Bu köyün elbette bizden beklentileri de var. Ama kendilerine dönük beklentileri pek sınırlı. Burada ısıtmayla ilgili bazı talepleri var. Ama esas talepleri buradaki modelin Türkiye’ye örnek olması. Kadın işgücünün, emeğinin değerlendirilmesi. Kooperatifçilik hareketiyle bir şirket mantığı yerine; birlikte üreten, birlikte kazananların kendi köylerinden göç vermek yerine, göçü geri döndürmeleri. Bu köy zamanında 80 hanelere kadar gerilemişken şimdi tekrar göçü geri kazanıyor. Bütün köyler göç verirken bu köy geriye göç alıyor.

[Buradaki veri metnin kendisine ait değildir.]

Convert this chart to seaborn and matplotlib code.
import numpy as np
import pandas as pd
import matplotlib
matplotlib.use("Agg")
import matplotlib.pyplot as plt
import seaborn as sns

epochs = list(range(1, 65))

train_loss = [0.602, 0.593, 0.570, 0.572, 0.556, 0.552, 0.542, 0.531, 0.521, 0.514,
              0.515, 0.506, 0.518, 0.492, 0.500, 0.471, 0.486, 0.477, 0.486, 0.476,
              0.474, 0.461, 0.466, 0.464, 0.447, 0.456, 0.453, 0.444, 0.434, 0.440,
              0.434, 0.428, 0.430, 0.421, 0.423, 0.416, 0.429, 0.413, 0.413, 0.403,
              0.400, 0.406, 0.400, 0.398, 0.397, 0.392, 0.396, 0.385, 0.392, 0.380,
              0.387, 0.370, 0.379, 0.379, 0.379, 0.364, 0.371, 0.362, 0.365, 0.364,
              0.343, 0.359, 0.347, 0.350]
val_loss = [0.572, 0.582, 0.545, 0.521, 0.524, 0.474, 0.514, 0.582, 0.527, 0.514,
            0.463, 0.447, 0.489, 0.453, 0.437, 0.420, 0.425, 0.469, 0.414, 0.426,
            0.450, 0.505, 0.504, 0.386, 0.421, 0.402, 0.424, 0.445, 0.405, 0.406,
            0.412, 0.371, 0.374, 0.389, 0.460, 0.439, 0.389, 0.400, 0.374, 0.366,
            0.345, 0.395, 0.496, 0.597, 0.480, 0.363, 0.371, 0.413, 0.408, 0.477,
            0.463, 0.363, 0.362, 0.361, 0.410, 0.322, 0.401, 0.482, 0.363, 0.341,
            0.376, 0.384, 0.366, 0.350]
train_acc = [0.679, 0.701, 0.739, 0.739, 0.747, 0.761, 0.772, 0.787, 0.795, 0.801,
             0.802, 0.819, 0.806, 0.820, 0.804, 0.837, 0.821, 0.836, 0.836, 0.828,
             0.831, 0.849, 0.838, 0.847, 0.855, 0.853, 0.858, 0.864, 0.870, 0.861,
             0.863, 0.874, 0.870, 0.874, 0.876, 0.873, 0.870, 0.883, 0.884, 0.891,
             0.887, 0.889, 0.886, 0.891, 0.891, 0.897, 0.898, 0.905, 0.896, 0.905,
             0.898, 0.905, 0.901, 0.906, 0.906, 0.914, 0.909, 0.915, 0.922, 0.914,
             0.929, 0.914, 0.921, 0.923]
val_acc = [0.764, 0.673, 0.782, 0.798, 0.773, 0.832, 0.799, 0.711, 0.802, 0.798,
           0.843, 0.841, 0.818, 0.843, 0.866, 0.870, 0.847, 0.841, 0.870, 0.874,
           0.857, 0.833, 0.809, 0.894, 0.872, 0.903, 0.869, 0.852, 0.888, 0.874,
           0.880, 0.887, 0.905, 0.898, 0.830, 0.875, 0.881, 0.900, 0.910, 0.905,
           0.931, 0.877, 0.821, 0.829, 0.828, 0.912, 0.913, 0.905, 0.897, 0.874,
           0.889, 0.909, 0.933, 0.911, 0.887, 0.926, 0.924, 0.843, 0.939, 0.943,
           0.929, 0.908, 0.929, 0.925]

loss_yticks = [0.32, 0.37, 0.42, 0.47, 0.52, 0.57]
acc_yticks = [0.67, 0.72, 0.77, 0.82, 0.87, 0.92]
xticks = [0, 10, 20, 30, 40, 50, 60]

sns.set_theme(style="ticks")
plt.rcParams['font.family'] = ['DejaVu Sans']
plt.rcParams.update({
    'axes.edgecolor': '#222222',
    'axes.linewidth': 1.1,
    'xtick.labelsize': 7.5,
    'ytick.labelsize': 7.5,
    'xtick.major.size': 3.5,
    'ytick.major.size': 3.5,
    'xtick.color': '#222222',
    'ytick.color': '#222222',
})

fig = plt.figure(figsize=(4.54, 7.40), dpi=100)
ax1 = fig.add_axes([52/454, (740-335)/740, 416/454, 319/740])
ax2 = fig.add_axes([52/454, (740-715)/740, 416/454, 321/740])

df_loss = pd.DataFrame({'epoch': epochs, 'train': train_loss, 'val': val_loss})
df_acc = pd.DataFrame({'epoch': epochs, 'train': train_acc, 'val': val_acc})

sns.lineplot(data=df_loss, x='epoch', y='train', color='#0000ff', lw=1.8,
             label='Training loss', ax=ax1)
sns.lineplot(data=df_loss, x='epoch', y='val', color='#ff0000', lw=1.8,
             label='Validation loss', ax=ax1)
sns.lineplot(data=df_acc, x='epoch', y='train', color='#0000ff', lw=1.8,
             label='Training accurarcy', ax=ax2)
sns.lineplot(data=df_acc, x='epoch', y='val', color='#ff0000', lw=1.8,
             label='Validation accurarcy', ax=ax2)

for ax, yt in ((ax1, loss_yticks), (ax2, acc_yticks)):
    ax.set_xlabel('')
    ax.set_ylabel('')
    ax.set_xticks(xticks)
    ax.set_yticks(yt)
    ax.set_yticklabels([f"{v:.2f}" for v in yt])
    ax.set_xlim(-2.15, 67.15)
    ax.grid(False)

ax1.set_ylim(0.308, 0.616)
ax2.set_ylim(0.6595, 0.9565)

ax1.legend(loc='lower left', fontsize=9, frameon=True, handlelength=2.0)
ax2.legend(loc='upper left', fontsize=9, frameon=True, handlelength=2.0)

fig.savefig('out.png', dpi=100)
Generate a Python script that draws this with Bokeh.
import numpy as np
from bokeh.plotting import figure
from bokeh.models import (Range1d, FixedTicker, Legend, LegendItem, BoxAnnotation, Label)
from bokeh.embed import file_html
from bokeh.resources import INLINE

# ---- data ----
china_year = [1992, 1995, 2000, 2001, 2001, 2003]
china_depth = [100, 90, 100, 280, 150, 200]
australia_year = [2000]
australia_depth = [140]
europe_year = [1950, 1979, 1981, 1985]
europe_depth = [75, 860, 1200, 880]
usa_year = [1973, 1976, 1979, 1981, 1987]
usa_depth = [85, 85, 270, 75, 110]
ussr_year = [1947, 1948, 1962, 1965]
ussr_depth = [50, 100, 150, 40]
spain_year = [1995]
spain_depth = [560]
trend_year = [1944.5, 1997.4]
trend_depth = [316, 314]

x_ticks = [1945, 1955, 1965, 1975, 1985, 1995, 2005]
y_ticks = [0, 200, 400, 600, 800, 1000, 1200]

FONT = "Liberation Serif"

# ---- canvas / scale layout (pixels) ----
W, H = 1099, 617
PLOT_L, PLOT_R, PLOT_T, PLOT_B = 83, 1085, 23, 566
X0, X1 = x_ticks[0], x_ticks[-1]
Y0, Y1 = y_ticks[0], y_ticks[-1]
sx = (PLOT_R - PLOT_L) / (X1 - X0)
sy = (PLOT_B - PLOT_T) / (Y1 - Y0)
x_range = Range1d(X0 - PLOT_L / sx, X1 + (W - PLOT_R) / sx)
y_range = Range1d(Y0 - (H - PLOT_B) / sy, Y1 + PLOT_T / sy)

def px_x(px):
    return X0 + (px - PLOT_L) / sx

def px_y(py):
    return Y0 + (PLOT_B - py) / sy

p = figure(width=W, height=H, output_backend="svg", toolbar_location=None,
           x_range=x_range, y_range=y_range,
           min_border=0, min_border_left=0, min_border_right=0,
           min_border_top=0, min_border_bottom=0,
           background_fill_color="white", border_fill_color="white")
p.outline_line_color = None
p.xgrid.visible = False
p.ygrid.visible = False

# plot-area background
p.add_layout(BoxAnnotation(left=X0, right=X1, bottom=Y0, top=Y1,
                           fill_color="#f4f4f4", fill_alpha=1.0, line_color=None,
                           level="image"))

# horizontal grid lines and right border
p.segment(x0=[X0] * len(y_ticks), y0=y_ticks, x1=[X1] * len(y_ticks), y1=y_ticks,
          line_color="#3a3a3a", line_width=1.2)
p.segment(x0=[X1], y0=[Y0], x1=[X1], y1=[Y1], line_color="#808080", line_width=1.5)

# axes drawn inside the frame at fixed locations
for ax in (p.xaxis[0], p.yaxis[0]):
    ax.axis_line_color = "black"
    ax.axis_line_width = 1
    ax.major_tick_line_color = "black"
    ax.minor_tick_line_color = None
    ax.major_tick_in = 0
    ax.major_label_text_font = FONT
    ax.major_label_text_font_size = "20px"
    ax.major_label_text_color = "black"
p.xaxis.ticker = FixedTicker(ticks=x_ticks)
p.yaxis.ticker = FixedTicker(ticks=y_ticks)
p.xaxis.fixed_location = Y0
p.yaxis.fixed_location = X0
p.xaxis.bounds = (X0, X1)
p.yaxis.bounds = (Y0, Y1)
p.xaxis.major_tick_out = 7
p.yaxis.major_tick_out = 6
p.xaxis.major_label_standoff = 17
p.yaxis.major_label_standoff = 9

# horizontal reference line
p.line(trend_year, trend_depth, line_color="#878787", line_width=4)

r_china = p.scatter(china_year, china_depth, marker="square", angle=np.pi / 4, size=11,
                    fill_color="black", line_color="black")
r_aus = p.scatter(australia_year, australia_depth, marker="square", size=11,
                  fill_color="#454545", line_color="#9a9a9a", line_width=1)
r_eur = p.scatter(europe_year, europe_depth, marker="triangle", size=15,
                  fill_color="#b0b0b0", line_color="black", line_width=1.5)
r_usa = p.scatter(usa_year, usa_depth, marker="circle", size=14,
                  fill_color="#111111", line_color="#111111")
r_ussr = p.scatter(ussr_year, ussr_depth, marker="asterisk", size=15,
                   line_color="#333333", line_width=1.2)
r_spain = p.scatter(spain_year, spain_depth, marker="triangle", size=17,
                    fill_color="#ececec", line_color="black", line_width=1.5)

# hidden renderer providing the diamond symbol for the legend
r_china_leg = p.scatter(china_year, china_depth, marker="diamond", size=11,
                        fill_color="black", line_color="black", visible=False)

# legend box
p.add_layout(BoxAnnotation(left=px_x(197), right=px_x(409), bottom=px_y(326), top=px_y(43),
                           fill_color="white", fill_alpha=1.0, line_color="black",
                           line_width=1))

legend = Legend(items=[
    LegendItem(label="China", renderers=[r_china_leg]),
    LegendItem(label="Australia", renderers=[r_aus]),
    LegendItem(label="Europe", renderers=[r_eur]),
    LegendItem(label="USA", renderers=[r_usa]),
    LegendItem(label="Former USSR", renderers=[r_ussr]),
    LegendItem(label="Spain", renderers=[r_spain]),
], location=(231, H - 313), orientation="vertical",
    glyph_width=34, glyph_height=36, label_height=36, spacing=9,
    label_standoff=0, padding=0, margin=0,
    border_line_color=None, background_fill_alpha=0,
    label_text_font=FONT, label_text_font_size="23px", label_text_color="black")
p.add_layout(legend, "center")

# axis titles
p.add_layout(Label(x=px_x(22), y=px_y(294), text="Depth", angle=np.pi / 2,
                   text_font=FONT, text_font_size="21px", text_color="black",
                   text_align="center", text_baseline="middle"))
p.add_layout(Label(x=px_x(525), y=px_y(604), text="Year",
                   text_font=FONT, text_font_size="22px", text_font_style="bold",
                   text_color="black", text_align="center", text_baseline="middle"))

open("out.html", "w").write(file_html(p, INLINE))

“CHP iyi modelleri, çağdaş yönetim anlayışıyla kıymetlendiriyor”
CHP’nin 1970’lerde kooperatifçilik hareketiyle, köy-kentlerle, Ecevit’in özgün hayata geçirdiği, geçiremediği çok sayıda projesiyle aslında Anadolu’nun değerlerini yerinde korumak ve güçlendirmek vardı. O günden bugüne bir piyasa ekonomisinin hâkim olduğu süreçler yaşandı. Şimdi CHP, bu iyi modelleri çağdaş üretim ve yönetim anlayışıyla yeniden kıymetlendiriyor. Ümit ediyoruz, ileri iktidarımızda elbette şehirde yaşamak isteyenler şehirde yaşayacaklar. Elbette kalkınmacı çok önemli politikalarımız; Türkiye’yi kalkındıran, büyüten yüksek teknolojiye dayalı bir kalkınma stratejimiz olacak ama köylerin kentlere verdiği niteliksiz ve mutsuzluk, yoksulluk, işsizlik üreten göç yerine; buralarda köylerin kültürlerinin, Anadolu’nun kültürlerinin yetkinliklerinin, yeteneklerinin, deneyimlerinin yeniden güçlendirildiği ve yeniden kıymetlendirildiği süreçlerin de hem mikro krediler anlamında hem de devletin buraya bakış açısı anlamında her türlü teşvik ve güçlendirme anlamında bakacağız.
“Boğtepe ziyareti projelendirme anlamında son derece kıymetli bir ziyaret olmuştur”
Bu anlamda Boğatepe köyü ziyareti, bizim için hem bir dinlenme hem bir öğrenme hem de geleceğe dönük olarak bir projelendirme anlamında son derece kıymetli bir ziyaret olmuştur. Hem Kars İl Başkanımıza, yönetimine, belediye başkanlarımıza, köyümüzün kıymetli muhtarına, büyük bir faciadan sonra bu köye göç vermek üzere geriye dönen İlhan Bey’e, çok değerli Zümran Anamıza çok teşekkür ediyoruz. Bugünün bu vaktinde bizi takip eden ve bu köyün hikayesini Türkiye’ye duyurmak isteyen değerli basın mensuplarına da yürekten teşekkür ediyoruz. Hepiniz sağ olun, var olun.”